*Data for processing*
┄┄┄┄┄┄┄┄┄┄┄┄┄┄┄┄┄┄┄┄

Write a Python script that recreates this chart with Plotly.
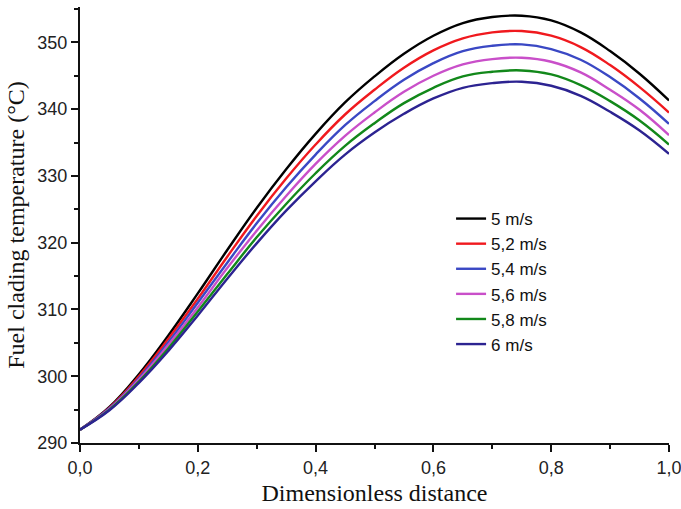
import plotly.graph_objects as go

x = [0.0, 0.05, 0.1, 0.15, 0.2, 0.25, 0.3, 0.35, 0.4, 0.45, 0.5,
     0.55, 0.6, 0.65, 0.7, 0.75, 0.8, 0.85, 0.9, 0.95, 1.0]

v5_0 = [292.0, 295.4, 300.3, 306.1, 312.4, 318.9, 325.2, 331.0, 336.3, 341.0, 344.9,
        348.3, 351.0, 352.9, 353.8, 354.0, 353.3, 351.5, 348.7, 345.3, 341.3]
v5_2 = [292.0, 295.3, 300.0, 305.6, 311.6, 317.9, 324.0, 329.6, 334.7, 339.2, 342.9,
        346.2, 348.8, 350.6, 351.5, 351.7, 351.0, 349.3, 346.6, 343.3, 339.5]
v5_4 = [292.0, 295.2, 299.7, 305.1, 311.0, 317.0, 322.9, 328.3, 333.2, 337.6, 341.2,
        344.4, 346.9, 348.7, 349.5, 349.7, 349.0, 347.4, 344.8, 341.6, 337.8]
v5_6 = [292.0, 295.1, 299.5, 304.7, 310.3, 316.2, 321.8, 327.0, 331.8, 336.0, 339.5,
        342.6, 345.0, 346.7, 347.5, 347.7, 347.1, 345.5, 342.9, 339.9, 336.1]
v5_8 = [292.0, 295.0, 299.2, 304.2, 309.7, 315.3, 320.8, 325.8, 330.4, 334.5, 337.9,
        340.9, 343.2, 344.9, 345.6, 345.8, 345.2, 343.6, 341.2, 338.3, 334.7]
v6_0 = [292.0, 294.9, 299.0, 303.8, 309.1, 314.6, 319.9, 324.8, 329.2, 333.2, 336.5,
        339.3, 341.6, 343.2, 343.9, 344.1, 343.5, 342.0, 339.6, 336.8, 333.3]

names = ["5 m/s", "5,2 m/s", "5,4 m/s", "5,6 m/s", "5,8 m/s", "6 m/s"]
series = [v5_0, v5_2, v5_4, v5_6, v5_8, v6_0]
colors = ["#000000", "#f0191e", "#3a48c4", "#c94fc9", "#12881a", "#2c2391"]

fig = go.Figure()
for n, s, c in zip(names, series, colors):
    fig.add_trace(go.Scatter(x=x, y=s, name=n, mode="lines",
                             line=dict(color=c, width=2.4, shape="spline", smoothing=1.2)))

fig.update_layout(
    width=681, height=509,
    margin=dict(l=80, r=12, t=7, b=66, autoexpand=False),
    paper_bgcolor="white", plot_bgcolor="white",
    separators=", ",
    showlegend=True,
    legend=dict(x=0.63, y=0.555, xanchor="left", yanchor="top",
                font=dict(family="Liberation Sans, Arial", size=17, color="#111"),
                bgcolor="rgba(0,0,0,0)", tracegroupgap=0),
    font=dict(family="Liberation Sans, Arial", size=18, color="#222"),
)
fig.update_xaxes(
    range=[0, 1.0], tickvals=[0, 0.2, 0.4, 0.6, 0.8, 1.0], tickformat=".1f",
    automargin=False, ticklabeloverflow="allow",
    showline=True, linecolor="#111", linewidth=2, ticks="outside", ticklen=7,
    tickwidth=2, tickcolor="#111", showgrid=False, zeroline=False,
    minor=dict(dtick=0.1, ticks="outside", ticklen=4, tickwidth=2, tickcolor="#111"),
    tickfont=dict(size=18, color="#222"),
    title=dict(text="Dimensionless distance", standoff=8,
               font=dict(family="Liberation Serif, Times New Roman", size=24, color="#111")),
)
fig.update_yaxes(
    range=[290, 355.3], tickvals=[290, 300, 310, 320, 330, 340, 350],
    automargin=False,
    showline=True, linecolor="#111", linewidth=2, ticks="outside", ticklen=7,
    tickwidth=2, tickcolor="#111", showgrid=False, zeroline=False,
    minor=dict(dtick=5, ticks="outside", ticklen=4, tickwidth=2, tickcolor="#111"),
    tickfont=dict(size=18, color="#222"),
    title=dict(text="Fuel clading temperature (°C)", standoff=6,
               font=dict(family="Liberation Serif, Times New Roman", size=24, color="#111")),
)

fig.write_html("out.html")
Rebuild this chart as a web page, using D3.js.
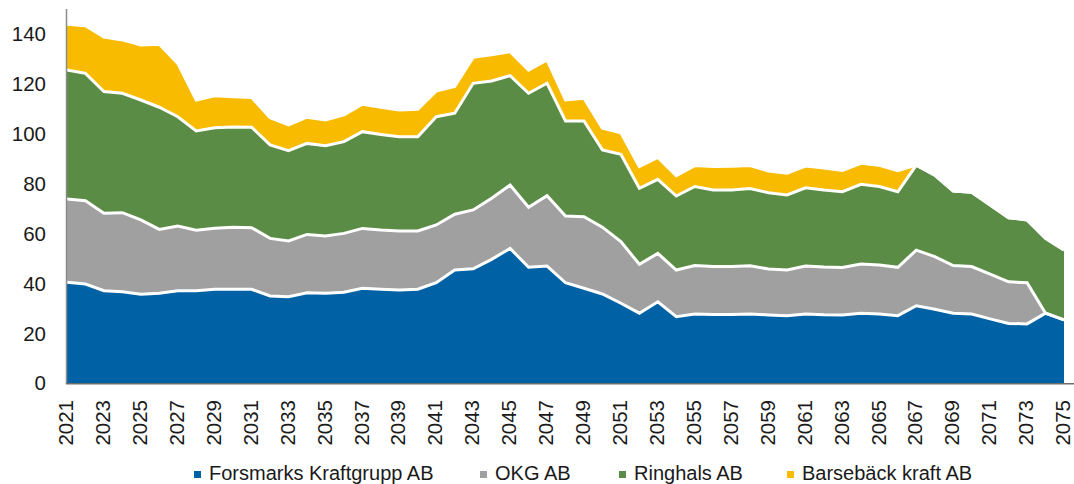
<!DOCTYPE html>
<html>
<head>
<meta charset="utf-8">
<script src="https://cdn.jsdelivr.net/npm/d3@7"></script>
<style>
  body { margin: 0; background: #fff; }
  svg { display: block; font-family: "Liberation Sans", Arial, sans-serif; }
</style>
</head>
<body>
<svg id="chart" width="1074" height="484"></svg>
<script>
const years = d3.range(2021, 2076);

const forsmark = [40.4, 39.7, 37.0, 36.6, 35.6, 36.0, 37.0, 37.0, 37.6, 37.6, 37.6, 34.9, 34.6, 36.2, 36.0, 36.4, 38.0, 37.6, 37.3, 37.6,
  40.2, 45.3, 45.8, 49.6, 54.0, 46.4, 46.9, 40.2, 38.0, 35.7, 32.0, 28.0, 32.6, 26.6, 27.7, 27.5, 27.5, 27.7, 27.3, 27.0,
  27.7, 27.4, 27.3, 28.0, 27.7, 27.0, 31.0, 29.6, 28.0, 27.7, 25.7, 23.9, 23.7, 28.0, 25.3];
const okg = [33.4, 33.4, 31.1, 31.7, 29.8, 25.6, 26.0, 24.3, 24.5, 24.9, 24.7, 23.1, 22.4, 23.4, 23.0, 23.6, 24.0, 23.8, 23.7, 23.4,
  23.2, 22.4, 23.6, 24.5, 25.4, 24.1, 28.2, 26.8, 28.7, 26.8, 24.7, 19.6, 19.4, 18.7, 19.4, 19.2, 19.2, 19.3, 18.4, 18.3,
  19.2, 19.1, 19.0, 19.7, 19.6, 19.4, 22.3, 21.1, 19.1, 19.0, 18.0, 16.7, 16.5, 0, 0];
const ringhals = [51.7, 51.1, 48.8, 47.9, 48.1, 49.0, 43.8, 39.8, 40.3, 40.2, 40.3, 37.5, 36.2, 36.5, 36.2, 36.8, 38.8, 38.3, 37.8, 37.8,
  43.4, 40.5, 50.8, 47.0, 43.9, 45.7, 45.1, 38.1, 38.4, 31.0, 35.0, 30.5, 29.7, 29.7, 31.7, 30.7, 30.7, 31.0, 30.6, 30.1,
  31.4, 30.9, 30.4, 32.0, 31.5, 30.3, 34.1, 32.7, 29.9, 29.8, 27.7, 25.7, 25.2, 30.0, 28.0];
const barseback = [18.4, 19.1, 21.8, 21.4, 22.1, 25.3, 21.4, 12.4, 12.8, 12.1, 11.9, 10.9, 10.3, 10.5, 10.3, 10.7, 11.0, 10.9, 10.7, 11.0,
  10.3, 10.7, 10.4, 10.5, 9.6, 9.3, 9.4, 8.4, 9.1, 8.7, 8.7, 8.7, 8.8, 8.2, 8.4, 9.4, 9.5, 9.2, 8.7, 8.7,
  8.7, 8.8, 8.5, 8.4, 8.5, 8.5, 0, 0, 0, 0, 0, 0, 0, 0, 0];

const seriesNames = ["Forsmarks Kraftgrupp AB", "OKG AB", "Ringhals AB", "Barsebäck kraft AB"];
const seriesColors = ["#0061a5", "#a0a0a0", "#5b8c46", "#f9bb00"];
const yTicks = [0, 20, 40, 60, 80, 100, 120, 140];

const rows = years.map((year, i) => ({
  year,
  [seriesNames[0]]: forsmark[i],
  [seriesNames[1]]: okg[i],
  [seriesNames[2]]: ringhals[i],
  [seriesNames[3]]: barseback[i],
}));

const svg = d3.select("#chart");

const x = d3.scalePoint().domain(years).range([67, 1064]);
const y = d3.scaleLinear().domain([0, 150]).range([383, 9]);
const color = d3.scaleOrdinal().domain(seriesNames).range(seriesColors);

const layers = d3.stack().keys(seriesNames)(rows);

const area = d3
  .area()
  .x((d) => x(d.data.year))
  .y0((d) => y(d[0]))
  .y1((d) => y(d[1]));

const topLine = d3
  .line()
  .x((d) => x(d.data.year))
  .y((d) => y(d[1]));

// Fills first, then the white borders on top of every layer
svg
  .append("g")
  .selectAll("path")
  .data(layers)
  .join("path")
  .attr("fill", (d) => color(d.key))
  .attr("d", area);

svg
  .append("g")
  .selectAll("path")
  .data(layers)
  .join("path")
  .attr("fill", "none")
  .attr("stroke", "#fff")
  .attr("stroke-width", 3)
  .attr("d", topLine);

// Axes lines
svg
  .append("line")
  .attr("x1", 66.5)
  .attr("x2", 66.5)
  .attr("y1", 9)
  .attr("y2", 384)
  .attr("stroke", "#8c8c8c")
  .attr("stroke-width", 1.5);

svg
  .append("line")
  .attr("x1", 66)
  .attr("x2", 1074)
  .attr("y1", 383.75)
  .attr("y2", 383.75)
  .attr("stroke", "#6e6e6e")
  .attr("stroke-width", 1.5);

// Y tick labels
svg
  .append("g")
  .selectAll("text")
  .data(yTicks)
  .join("text")
  .attr("x", 46)
  .attr("y", (d) => y(d))
  .attr("dy", "0.36em")
  .attr("text-anchor", "end")
  .attr("font-size", 20.5)
  .attr("fill", "#1a1a1a")
  .text((d) => d);

// X tick labels, every second year, rotated
svg
  .append("g")
  .selectAll("text")
  .data(years.filter((d, i) => i % 2 === 0))
  .join("text")
  .attr("transform", (d) => `translate(${x(d)},400) rotate(-90)`)
  .attr("dy", "0.3em")
  .attr("text-anchor", "end")
  .attr("font-size", 20.5)
  .attr("fill", "#1a1a1a")
  .text((d) => d);

// Legend
const legendX = [194, 480, 619, 787];
const legend = svg
  .append("g")
  .selectAll("g")
  .data(seriesNames)
  .join("g")
  .attr("transform", (d, i) => `translate(${legendX[i]},0)`);

legend
  .append("rect")
  .attr("x", 0)
  .attr("y", 471)
  .attr("width", 7)
  .attr("height", 7)
  .attr("fill", (d) => color(d));

legend
  .append("text")
  .attr("x", 15)
  .attr("y", 480)
  .attr("font-size", 20)
  .attr("fill", "#1a1a1a")
  .text((d) => d);
</script>
</body>
</html>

┄┄┄┄┄┄┄┄┄┄┄┄┄┄┄┄┄┄┄┄

Repeat exactly, and only, the lines between the line holding "Rebuild this chart" and the line holding "const years = d3.range(2021, 2076);", inclusive, leaving pictures out.

*Reply to the exercise*
Rebuild this chart as a web page, using D3.js.
<!DOCTYPE html>
<html>
<head>
<meta charset="utf-8">
<script src="https://cdn.jsdelivr.net/npm/d3@7"></script>
<style>
  body { margin: 0; background: #fff; }
  svg { display: block; font-family: "Liberation Sans", Arial, sans-serif; }
</style>
</head>
<body>
<svg id="chart" width="1074" height="484"></svg>
<script>
const years = d3.range(2021, 2076);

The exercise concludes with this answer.